Try creating a SSH tunnel for HTTP traffic (takimhttp or cbicahttp) then starting R studio with rstudio (which should then be available at http://localhost).

Other tools

homebrew, starship, ITK-SNAP


Development on the cluster

The PMACS cluster is generally more amicable to interactive work while CUBIC is generally better for large batch and GPU jobs. Singularity is installed on both clusters, but on PMACS it’s installed as an environment module so you need to run module load DEV/singularity first.

Singularity commands have different semantics than docker commands, but also follow the general format singularity run [options for singularity] image_name [payload process arguments]. The singularity equivalent of -it is singularity shell (instead of singularity run), instead of -v it’s -B, instead of -w it’s --pwd.

Beyond semantics there are a couple major difference between docker and singularity. First, singularity by default does less to isolate the container than docker does, so you’ll likely always need the --cleanenv or --containall flags to prevent host environment variables from overwriting those in the container. Moreover, it’s good practice to make explicit the environment variables your program uses. Second, all paths in a singularity container are read-only unless that path is bind mounted. Third, singularity bind mounts your current working directory and home directory by default. /scratch, the default $TMDIR on the clusters, is not bind mounted by default so it’s you’ll likely always need to include -B /scratch in your singularity command.

PMACS

PMACS uses the LSF platform, which uses bsub to submit jobs. To submit an interactive job, run bsub -Is -q "$QUEUE"_interactive 'bash';. To run a non-interactive job, run bsub -o /path/to/stdout -e /path/to/stderr ./my_job.sh

CUBIC

CUBIC uses the SGE platform, which uses qsub to submit jobs. There are no interactive compute nodes, but the login nodes are fairly beefy.
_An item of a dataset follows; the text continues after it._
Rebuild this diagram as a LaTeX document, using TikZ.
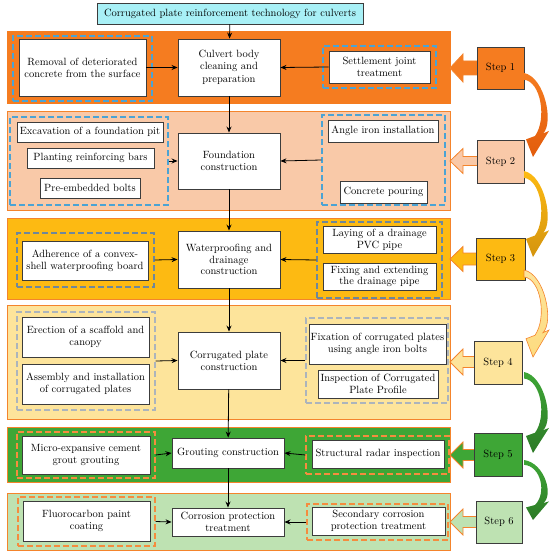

To run a non-interactive job, run qsub -o /path/to/stdout -e /path/to/stderr -b y -cwd -l h_vmem=16G -pe threaded 4-8 ./my_job.sh. -b y tells SGE you’re running a binary executable, -cwd makes the directory you issue the command from the working directory for the job, -l h_vmem=16G sets memory (default is only 4G!), and -pe threaded 4-8 gives your job anywhere from 4-8 CPU cores depending on what the scheduler decides.